Seeing the World Through Photography: A Mom’s Perspective
- Alissa Blevins

- Aug 25
- 2 min read
Written for the mom who’s never in the picture (literally).
Let’s just get this out of the way. I’m that mom who doesn’t exist in our family photos. I am the one who is typically holding some sort of camera. I am the reason if you flip through our family’s “highlight reel,” you won’t see sunset poses or color-coordinated outfits. No way am convincing them that was their childhood. What you will find are our outtakes. You’ll see three boys arguing about who cheated, who really scored, and my husband standing in the background laughing like he didn’t just instigate World War III in the backyard.
And yes... I’ve whined, “I’m never in any pictures!” But the truth is, I kind of love it.

See, being the photographer is like having power over our family history. I get to decide if that dramatic eye roll during a pep talk becomes part of our history or if it quietly disappears into the digital trash can.

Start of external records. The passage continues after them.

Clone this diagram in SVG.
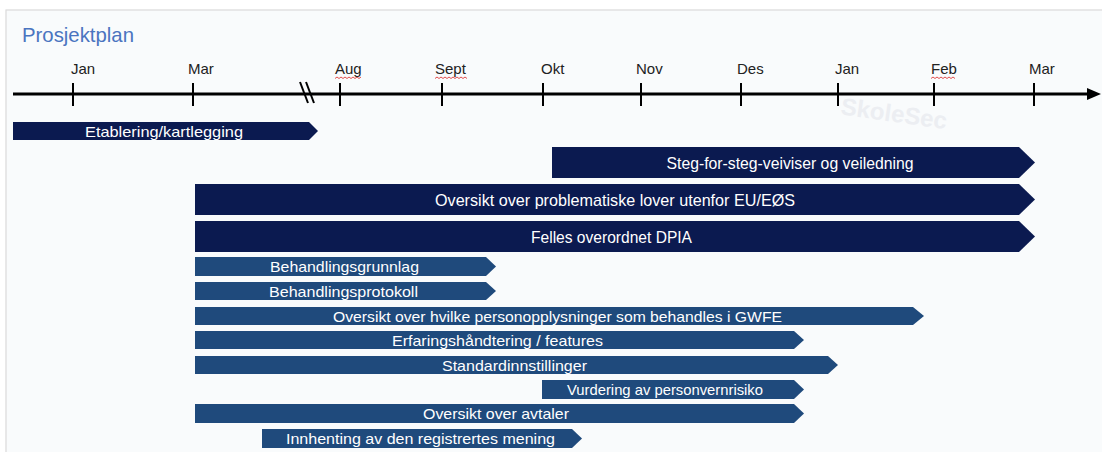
<svg xmlns="http://www.w3.org/2000/svg" width="1102" height="452" viewBox="0 0 1102 452">
  <style>
    .month { font-family: "Liberation Sans", Arial, sans-serif; font-size: 15px; fill: #222222; }
    .tick { stroke: #000000; stroke-width: 2; }
    .big { fill: #0b1a50; }
    .small { fill: #1f4a7c; }
    .lbl { font-family: "Liberation Sans", Arial, sans-serif; fill: #ffffff; text-anchor: middle; }
    .lb { font-size: 17px; }
    .ls { font-size: 15px; }
    .sq { fill: none; stroke: #e03a3a; stroke-width: 0.9; }
  </style>
  <rect x="0" y="0" width="1102" height="452" fill="#ffffff"/>
  <rect x="6" y="10" width="1100" height="450" fill="#f9fbfc" stroke="#dadada" stroke-width="1.2"/>
  <text x="840" y="122" transform="rotate(8 895 118)" font-family="Liberation Sans, Arial, sans-serif" font-size="24" font-weight="bold" fill="#eceef2">SkoleSec</text>

  <text x="22" y="42" font-family="Liberation Sans, Arial, sans-serif" font-size="21" fill="#4a74c0" textLength="112" lengthAdjust="spacingAndGlyphs">Prosjektplan</text>

  <g id="axis">
    <line x1="13" y1="94" x2="1090" y2="94" stroke="#000000" stroke-width="3"/>
    <polygon points="1087,88 1101,94 1087,100" fill="#000000"/>
    <line class="tick" x1="73" y1="83" x2="73" y2="106"/>
    <line class="tick" x1="193" y1="83" x2="193" y2="106"/>
    <line class="tick" x1="340" y1="83" x2="340" y2="106"/>
    <line class="tick" x1="442" y1="83" x2="442" y2="106"/>
    <line class="tick" x1="543" y1="83" x2="543" y2="106"/>
    <line class="tick" x1="641" y1="83" x2="641" y2="106"/>
    <line class="tick" x1="741" y1="83" x2="741" y2="106"/>
    <line class="tick" x1="838" y1="83" x2="838" y2="106"/>
    <line class="tick" x1="934" y1="83" x2="934" y2="106"/>
    <line class="tick" x1="1034" y1="83" x2="1034" y2="106"/>
    <line x1="300" y1="82" x2="308" y2="103" stroke="#000000" stroke-width="2"/>
    <line x1="306" y1="82" x2="314" y2="103" stroke="#000000" stroke-width="2"/>
    <text class="month" x="71" y="74">Jan</text>
    <text class="month" x="188" y="74">Mar</text>
    <text class="month" x="335" y="74">Aug</text>
    <text class="month" x="435" y="74">Sept</text>
    <text class="month" x="541" y="74">Okt</text>
    <text class="month" x="636" y="74">Nov</text>
    <text class="month" x="737" y="74">Des</text>
    <text class="month" x="835" y="74">Jan</text>
    <text class="month" x="931" y="74">Feb</text>
    <text class="month" x="1029" y="74">Mar</text>
    <path class="sq" d="M335,78.5 l2,-1.5 l2,1.5 l2,-1.5 l2,1.5 l2,-1.5 l2,1.5 l2,-1.5 l2,1.5 l2,-1.5 l2,1.5 l2,-1.5 l2,1.5 l2,-1.5"/>
    <path class="sq" d="M435,78.5 l2,-1.5 l2,1.5 l2,-1.5 l2,1.5 l2,-1.5 l2,1.5 l2,-1.5 l2,1.5 l2,-1.5 l2,1.5 l2,-1.5 l2,1.5 l2,-1.5 l2,1.5 l2,-1.5 l2,1.5"/>
    <path class="sq" d="M931,78.5 l2,-1.5 l2,1.5 l2,-1.5 l2,1.5 l2,-1.5 l2,1.5 l2,-1.5 l2,1.5 l2,-1.5 l2,1.5 l2,-1.5 l2,1.5"/>
  </g>

  <g id="etablering">
    <polygon class="big" points="13,122 309,122 318,131 309,140 13,140"/>
    <text class="lbl ls" x="164" y="136.5" textLength="158" lengthAdjust="spacingAndGlyphs">Etablering/kartlegging</text>
  </g>
  <g id="steg">
    <polygon class="big" points="552,147 1019,147 1035,162.5 1019,178 552,178"/>
    <text class="lbl lb" x="790" y="168.5" textLength="247" lengthAdjust="spacingAndGlyphs">Steg-for-steg-veiviser og veiledning</text>
  </g>
  <g id="lover">
    <polygon class="big" points="195,184 1019,184 1035,199.5 1019,215 195,215"/>
    <text class="lbl lb" x="615" y="206" textLength="360" lengthAdjust="spacingAndGlyphs">Oversikt over problematiske lover utenfor EU/EØS</text>
  </g>
  <g id="dpia">
    <polygon class="big" points="195,221 1019,221 1035,236.5 1019,252 195,252"/>
    <text class="lbl lb" x="611.5" y="243" textLength="161" lengthAdjust="spacingAndGlyphs">Felles overordnet DPIA</text>
  </g>
  <g id="grunnlag">
    <polygon class="small" points="195,257 486,257 496,266.5 486,276 195,276"/>
    <text class="lbl ls" x="344.5" y="272" textLength="149" lengthAdjust="spacingAndGlyphs">Behandlingsgrunnlag</text>
  </g>
  <g id="protokoll">
    <polygon class="small" points="195,282 486,282 496,291 486,300 195,300"/>
    <text class="lbl ls" x="343.5" y="296.5" textLength="149" lengthAdjust="spacingAndGlyphs">Behandlingsprotokoll</text>
  </g>
  <g id="personopplysninger">
    <polygon class="small" points="195,307 913,307 924,316 913,325 195,325"/>
    <text class="lbl ls" x="557.5" y="321.5" textLength="449" lengthAdjust="spacingAndGlyphs">Oversikt over hvilke personopplysninger som behandles i GWFE</text>
  </g>
  <g id="erfaring">
    <polygon class="small" points="195,331 794,331 804,340 794,349 195,349"/>
    <text class="lbl ls" x="497.5" y="345.5" textLength="211" lengthAdjust="spacingAndGlyphs">Erfaringshåndtering / features</text>
  </g>
  <g id="standard">
    <polygon class="small" points="195,356 828,356 838,365 828,374 195,374"/>
    <text class="lbl ls" x="514.5" y="370.5" textLength="145" lengthAdjust="spacingAndGlyphs">Standardinnstillinger</text>
  </g>
  <g id="vurdering">
    <polygon class="small" points="542,380 794,380 804,389.5 794,399 542,399"/>
    <text class="lbl ls" x="665" y="395" textLength="196" lengthAdjust="spacingAndGlyphs">Vurdering av personvernrisiko</text>
  </g>
  <g id="avtaler">
    <polygon class="small" points="195,404 794,404 804,413.5 794,423 195,423"/>
    <text class="lbl ls" x="496" y="419" textLength="146" lengthAdjust="spacingAndGlyphs">Oversikt over avtaler</text>
  </g>
  <g id="innhenting">
    <polygon class="small" points="262,429 572,429 582,438.5 572,448 262,448"/>
    <text class="lbl ls" x="420.5" y="444" textLength="269" lengthAdjust="spacingAndGlyphs">Innhenting av den registrertes mening</text>
  </g>
  <g id="connectors"></g>
</svg>
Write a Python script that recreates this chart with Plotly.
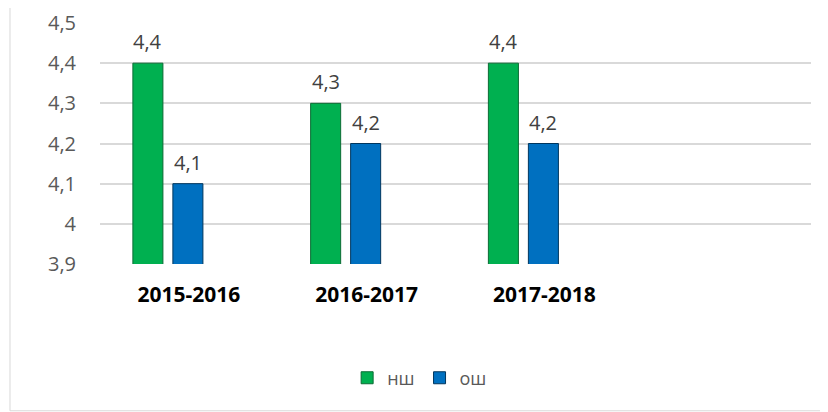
import plotly.graph_objects as go

categories = ["2015-2016", "2016-2017", "2017-2018"]
series_names = ["нш", "ош"]
ns_values = [4.4, 4.3, 4.4]
os_values = [4.1, 4.2, 4.2]
y_ticks = [3.9, 4.0, 4.1, 4.2, 4.3, 4.4, 4.5]

BAR_W = 0.169
OFFSETS = [-0.315, -0.09]
colors = ["#00B050", "#0070C0"]
edge = ["#0b6b34", "#00365e"]

fig = go.Figure()
for name, vals, off, c, e in zip(series_names, [ns_values, os_values], OFFSETS, colors, edge):
    fig.add_trace(go.Bar(
        x=categories, y=vals, name=name,
        width=BAR_W, offset=off,
        marker=dict(color=c, line=dict(color=e, width=1)),
    ))

annotations = []
for vals, off in zip([ns_values, os_values], OFFSETS):
    for i, v in enumerate(vals):
        annotations.append(dict(
            x=i + off + BAR_W / 2, y=v, xref="x", yref="y",
            text=f"{v:.1f}".replace(".", ","), showarrow=False,
            yanchor="bottom", yshift=6,
            font=dict(family="Open Sans", size=20, color="#404040"),
        ))

# chart-area border
border = [dict(
    type="rect", xref="paper", yref="paper",
    x0=-0.1266, x1=1.0225, y0=-0.609, y1=1.065,
    line=dict(color="#d9d9d9", width=1), fillcolor="rgba(0,0,0,0)", layer="below",
)]

fig.update_layout(
    width=820, height=404,
    margin=dict(l=92, r=17, t=15, b=148, autoexpand=False),
    paper_bgcolor="white", plot_bgcolor="white",
    separators=", ",
    barmode="group",
    showlegend=True,
    legend=dict(
        orientation="h", xref="container", yref="container",
        x=0.502, y=0.084, xanchor="center", yanchor="middle",
        font=dict(family="Open Sans", size=18, color="#595959"),
        traceorder="normal", itemwidth=30,
    ),
    annotations=annotations,
    shapes=border,
    xaxis=dict(
        type="category", categoryorder="array", categoryarray=categories,
        range=[-0.5, 3.5], automargin=False,
        showgrid=False, zeroline=False, showline=False, ticks="",
        tickfont=dict(family="Open Sans", size=21, color="#000000", weight="bold"),
        ticklabelstandoff=16,
    ),
    yaxis=dict(
        range=[3.9, 4.5], tickvals=y_ticks, automargin=False,
        showgrid=True, gridcolor="#d9d9d9", gridwidth=1.5,
        zeroline=False, showline=False, ticks="",
        tickfont=dict(family="Open Sans", size=20, color="#595959"),
        ticklabelstandoff=23,
    ),
)
fig.write_html("out.html")
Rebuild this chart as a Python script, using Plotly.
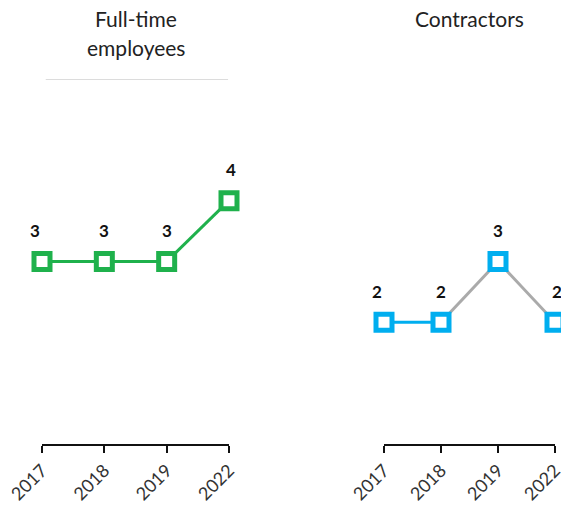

I’m the one who decides whether the moment we remember is the touchdown dance or sulking faces when little brother won… usually I stick with both.
People feel, “If you’re not in the picture, you’re not part of the memory.” But I get to be the one with the front-row seat to every meltdown, victory, and sneaky middle finger disguised as “scratch your nose.” Spoiler: it's usual the little one.
Being the family photographer is like being an unofficial commentator of household chaos. I get to replay the “friendly competition” or decide that it is way better in slow-mo or zoomed in. Hint: better stay on my good side.

And those in-between shots? Mid-laugh. Mid-eye roll. Real life is messy, loud, hilarious, but still beautiful. Those imperfect pictures are proof that real life isn’t staged. They’re love letters disguised as outtakes.
Here’s what I know: one day, my kids are going to scroll through these photos and see the world how I saw it. Not the “picture day smiles” story. The real one. The determined faces, and the “I quit!” faces, and the grins brought on by success.
They’ll see proof of their resilience. Proof that they fought hard, laughed harder, and grew up in a house where love was in every messy corner. They’ll realize Mom wasn’t “missing.” She was right there making sure their story got told. One day they will get to see the world though my eyes.

So, to every mom scrolling through your camera roll and realizing you’re basically Bigfoot, present but never photographed: own it. You’re not hiding. You’re the historian. The keeper of chaos. The one making sure those love letters get written with every click.
Smile. Click. Repeat. Because if motherhood has taught us anything, it’s this: the world is too messy, too funny, and too heartbreakingly beautiful not to notice.